London voters will now have received the candidate leaflet for Thursday’s mayoral election. Reading some of the policies in the document, you wonder whether to laugh or cry. Among the many powers that the Mayor of London does not have are the power to stop immigration, to pull troops out of Iraq, to declare St George’s Day a national holiday, to promote marriage, or to insist all employers pay the London Living Wage.
But the London mayoralty is not really about policy. Try as they might, Boris Johnson and Ken Livingstone are hard-pushed to find serious areas of disagreement: pledging to \”consult residents…on whether we should keep the Western [congestion charge] extension\”, as Johnson has promised, is hardly an ideological rallying call.
The London Mayor is primarily a city manager: he or she needs to be able to represent the capital, to strike deals, to make things work better. This means having a clear idea of what London needs, and the political smarts to be able to lobby, haggle and argue with a jealous central government to get it. It’s personality politics, but it’s far from trivial.
This is where a difference begins to emerge between the two front-runners. Ken Livingstone has secured more powers for the Mayor, commitment to Crossrail, and billions of pounds of investment to fund the London 2012 Games and legacy. Admittedly this has been a Labour mayor working with a Labour government, but the relationship has not always been an easy one.
An incumbent always has the advantage of pointing to his record (though Livingstone\’s opponents have found plenty of ammunition there too). But some of the signals sent out by the Boris Johnson campaign are worrying. While Livingstone’s inner circle of advisors are not people who feel particularly at home in the Labour Party headquarters, Johnson’s campaign has been closely managed by some of his party’s top strategists, from Lynton Crosby to Nick Boles.

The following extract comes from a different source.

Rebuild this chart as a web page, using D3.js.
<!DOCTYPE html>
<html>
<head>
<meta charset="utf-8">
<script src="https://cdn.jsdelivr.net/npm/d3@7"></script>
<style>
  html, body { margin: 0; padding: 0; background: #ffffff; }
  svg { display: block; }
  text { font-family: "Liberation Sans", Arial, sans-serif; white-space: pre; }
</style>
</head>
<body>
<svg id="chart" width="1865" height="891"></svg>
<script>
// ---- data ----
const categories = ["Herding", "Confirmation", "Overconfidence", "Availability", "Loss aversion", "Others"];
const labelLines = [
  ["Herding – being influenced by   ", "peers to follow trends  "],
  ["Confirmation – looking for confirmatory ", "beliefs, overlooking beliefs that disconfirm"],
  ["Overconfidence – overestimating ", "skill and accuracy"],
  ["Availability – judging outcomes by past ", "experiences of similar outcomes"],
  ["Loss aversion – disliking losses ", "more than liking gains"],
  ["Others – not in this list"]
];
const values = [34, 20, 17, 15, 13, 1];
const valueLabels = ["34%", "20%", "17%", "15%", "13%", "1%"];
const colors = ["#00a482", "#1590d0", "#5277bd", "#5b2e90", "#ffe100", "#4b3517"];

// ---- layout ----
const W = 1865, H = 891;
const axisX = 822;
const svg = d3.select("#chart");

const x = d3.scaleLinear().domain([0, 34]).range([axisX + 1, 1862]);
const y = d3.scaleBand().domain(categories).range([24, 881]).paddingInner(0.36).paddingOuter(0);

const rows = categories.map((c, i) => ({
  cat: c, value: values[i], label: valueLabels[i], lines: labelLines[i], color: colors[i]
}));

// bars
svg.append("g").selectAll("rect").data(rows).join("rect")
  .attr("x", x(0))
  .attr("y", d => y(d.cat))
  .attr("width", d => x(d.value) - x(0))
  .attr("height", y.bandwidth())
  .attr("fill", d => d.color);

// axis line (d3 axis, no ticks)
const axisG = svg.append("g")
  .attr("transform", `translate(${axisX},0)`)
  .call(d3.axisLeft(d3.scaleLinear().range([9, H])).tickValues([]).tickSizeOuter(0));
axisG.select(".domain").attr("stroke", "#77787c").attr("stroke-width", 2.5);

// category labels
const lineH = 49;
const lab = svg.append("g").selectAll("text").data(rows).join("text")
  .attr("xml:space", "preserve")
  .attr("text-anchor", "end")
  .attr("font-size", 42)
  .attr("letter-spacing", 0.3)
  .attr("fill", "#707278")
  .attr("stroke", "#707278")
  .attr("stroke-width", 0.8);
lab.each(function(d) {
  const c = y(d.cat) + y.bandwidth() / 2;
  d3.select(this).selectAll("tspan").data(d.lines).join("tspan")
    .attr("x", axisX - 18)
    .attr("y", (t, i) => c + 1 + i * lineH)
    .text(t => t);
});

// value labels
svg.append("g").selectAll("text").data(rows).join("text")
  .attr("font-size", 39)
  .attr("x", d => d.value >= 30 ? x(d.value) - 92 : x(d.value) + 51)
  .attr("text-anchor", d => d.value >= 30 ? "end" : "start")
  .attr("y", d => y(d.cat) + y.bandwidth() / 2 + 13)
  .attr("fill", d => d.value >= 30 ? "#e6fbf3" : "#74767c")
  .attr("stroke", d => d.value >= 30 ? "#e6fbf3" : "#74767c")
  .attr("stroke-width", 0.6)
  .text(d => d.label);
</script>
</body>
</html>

In addition, some newspapers have pointed to Johnson as a poster-boy for socially-liberal cameronite conservatism, a one-man vanguard for the coming general election. Johnson is insisting that he is his own man (just as Steve Norris did in previous elections). But it is hard to see in him the same cussedly independent streak, and willingness to denounce his ‘comrades’, that has endeared Livingstone to so few people in his own party and, at least in previous elections, to so many people in London.
Whatever policies the mayoral candidates espouse, the test of their mettle will be how they deal with government. Whether the government in question is Conservative or Labour should be almost immaterial. The capital needs a Mayor whose interests lie in securing the best for London, not in letting City Hall be used as a second front in Westminster’s wars.